Theorem: A principal ideal domain is a UFD.

  • Every element of a PID $R$ that is not a unit is a finite product of irreducible elements.

Proof: Choose a non-unit $x$ in $R$. Suppose $x$ does not have a finite factorization into irreducibles. Write $x=a_1b_1$ where $a_1$ and $b_1$ are non-units. Then one of $a_1$ or $b_1$ does not have a finite factorization into irreducibles; suppose it’s $a_1$. Notice that $xR\subset a_1R$ and the inclusion is strict since $b$ is a non-unit. Repeat this argument to construct an increasing sequence of proper ideals \(xR\subset a_1R\subset a_2R\subset\cdots\) Let $I$ be the union of all of these ideals inside $R$. This ideal must be principal, so $I=yR$ for some $y$. Now $y\in a_{j}R$ for some $j$, which means that at some point the increasing sequence stabilizes; $a_{k}R=yR$ for all $k\ge j$. This contradicts the assumption that $x$ did not have a finite factorization.

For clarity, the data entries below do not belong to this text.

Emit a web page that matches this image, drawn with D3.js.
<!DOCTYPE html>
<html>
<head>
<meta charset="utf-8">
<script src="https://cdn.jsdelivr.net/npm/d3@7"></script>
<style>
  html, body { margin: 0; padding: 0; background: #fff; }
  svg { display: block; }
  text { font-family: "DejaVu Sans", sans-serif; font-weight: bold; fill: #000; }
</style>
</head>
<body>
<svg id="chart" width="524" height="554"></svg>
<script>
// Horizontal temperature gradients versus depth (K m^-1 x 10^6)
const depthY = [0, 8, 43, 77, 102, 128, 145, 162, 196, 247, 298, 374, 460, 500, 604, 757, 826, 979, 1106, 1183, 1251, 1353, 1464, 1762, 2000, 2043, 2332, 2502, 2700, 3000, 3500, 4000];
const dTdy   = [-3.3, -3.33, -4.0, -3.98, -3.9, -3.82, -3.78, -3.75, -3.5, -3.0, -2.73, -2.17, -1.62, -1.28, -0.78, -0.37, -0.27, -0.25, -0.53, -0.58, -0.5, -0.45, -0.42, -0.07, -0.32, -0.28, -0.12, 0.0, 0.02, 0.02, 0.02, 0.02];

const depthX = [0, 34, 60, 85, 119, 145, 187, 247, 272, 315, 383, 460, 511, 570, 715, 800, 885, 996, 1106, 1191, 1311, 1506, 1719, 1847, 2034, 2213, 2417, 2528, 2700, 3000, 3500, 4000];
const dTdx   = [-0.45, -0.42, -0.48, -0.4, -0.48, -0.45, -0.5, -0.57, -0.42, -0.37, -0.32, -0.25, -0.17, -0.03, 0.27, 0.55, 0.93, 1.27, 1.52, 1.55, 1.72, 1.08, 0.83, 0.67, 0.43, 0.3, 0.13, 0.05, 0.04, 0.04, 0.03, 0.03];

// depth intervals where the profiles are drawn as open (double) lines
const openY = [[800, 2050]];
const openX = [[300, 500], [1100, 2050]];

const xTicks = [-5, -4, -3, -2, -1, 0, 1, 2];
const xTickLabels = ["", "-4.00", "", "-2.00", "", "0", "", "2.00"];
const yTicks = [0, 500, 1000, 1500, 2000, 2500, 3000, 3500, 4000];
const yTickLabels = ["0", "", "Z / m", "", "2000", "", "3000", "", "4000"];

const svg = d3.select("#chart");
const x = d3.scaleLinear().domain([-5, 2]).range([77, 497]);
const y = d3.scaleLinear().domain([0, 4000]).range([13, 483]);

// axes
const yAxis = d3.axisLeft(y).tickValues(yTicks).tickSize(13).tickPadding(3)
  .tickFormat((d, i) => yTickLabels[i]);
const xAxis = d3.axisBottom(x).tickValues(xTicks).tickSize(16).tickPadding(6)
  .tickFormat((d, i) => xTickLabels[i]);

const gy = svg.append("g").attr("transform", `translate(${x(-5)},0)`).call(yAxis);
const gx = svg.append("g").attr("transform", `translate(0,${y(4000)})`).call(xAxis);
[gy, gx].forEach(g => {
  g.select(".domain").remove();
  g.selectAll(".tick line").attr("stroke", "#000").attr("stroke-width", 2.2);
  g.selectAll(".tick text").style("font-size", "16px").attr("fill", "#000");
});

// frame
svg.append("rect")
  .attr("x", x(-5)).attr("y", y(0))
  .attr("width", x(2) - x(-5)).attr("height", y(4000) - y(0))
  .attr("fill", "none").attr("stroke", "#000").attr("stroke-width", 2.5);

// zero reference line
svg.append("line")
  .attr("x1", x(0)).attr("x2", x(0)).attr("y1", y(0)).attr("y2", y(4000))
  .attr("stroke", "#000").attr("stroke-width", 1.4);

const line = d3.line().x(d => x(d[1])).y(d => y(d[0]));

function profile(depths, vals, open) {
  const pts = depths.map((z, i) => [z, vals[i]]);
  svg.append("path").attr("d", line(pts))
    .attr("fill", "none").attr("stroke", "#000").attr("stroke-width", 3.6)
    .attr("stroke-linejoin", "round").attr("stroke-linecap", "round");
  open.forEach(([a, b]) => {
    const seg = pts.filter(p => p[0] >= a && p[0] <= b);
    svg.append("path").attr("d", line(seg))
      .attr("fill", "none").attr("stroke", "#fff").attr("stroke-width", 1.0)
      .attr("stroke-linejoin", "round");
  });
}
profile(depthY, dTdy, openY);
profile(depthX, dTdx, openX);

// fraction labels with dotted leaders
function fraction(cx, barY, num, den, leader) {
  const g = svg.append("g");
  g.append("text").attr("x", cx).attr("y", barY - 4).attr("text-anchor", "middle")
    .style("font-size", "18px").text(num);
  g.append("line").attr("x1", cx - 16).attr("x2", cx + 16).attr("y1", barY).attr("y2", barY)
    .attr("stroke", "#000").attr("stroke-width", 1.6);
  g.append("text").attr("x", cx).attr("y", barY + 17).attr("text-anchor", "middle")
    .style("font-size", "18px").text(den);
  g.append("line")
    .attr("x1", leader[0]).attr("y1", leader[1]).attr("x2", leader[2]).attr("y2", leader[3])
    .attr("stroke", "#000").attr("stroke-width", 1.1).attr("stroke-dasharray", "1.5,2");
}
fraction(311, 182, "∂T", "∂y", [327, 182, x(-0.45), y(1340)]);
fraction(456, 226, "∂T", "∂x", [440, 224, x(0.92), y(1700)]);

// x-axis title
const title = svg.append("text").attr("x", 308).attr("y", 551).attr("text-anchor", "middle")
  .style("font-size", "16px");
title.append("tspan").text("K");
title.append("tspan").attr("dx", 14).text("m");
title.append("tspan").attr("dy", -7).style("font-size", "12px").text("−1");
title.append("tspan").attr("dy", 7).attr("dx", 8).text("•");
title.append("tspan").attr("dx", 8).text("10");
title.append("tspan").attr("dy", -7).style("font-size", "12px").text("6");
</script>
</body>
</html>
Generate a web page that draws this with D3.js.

For the uniqueness, we know that every element of $R$ is a finite product of irreducible elements, and that irreducible elements in $R$ are prime. We proceed by induction on $n$, the minimal number of irreducible elements needed to write $x$ as a product. Suppose $n=1$. Then $x$ is irreducible and hence prime. Suppose that whenever $x$ is a product of up to $n$ irreducibles, that expression is unique. Suppose $y$ is a product of $n+1$ irreducibles and it has two factorizations \(y=p_1 p_2\cdots p_{n+1}=q_{1} q_{2}\cdots q_{s}\) where $s\ge n+1$. Since $p_1$ divides the product of the $q’s$, it must equal one of the $q’s$ up to a unit, so we can cancel $p_1$ from both sides of the equation. Now $y/p_1$ has a shorter expression as a product of irreducibles, so it’s expression is unique, and therefore $s=n+1$ and the $q’s$ are a rearrangement of the $p’s$.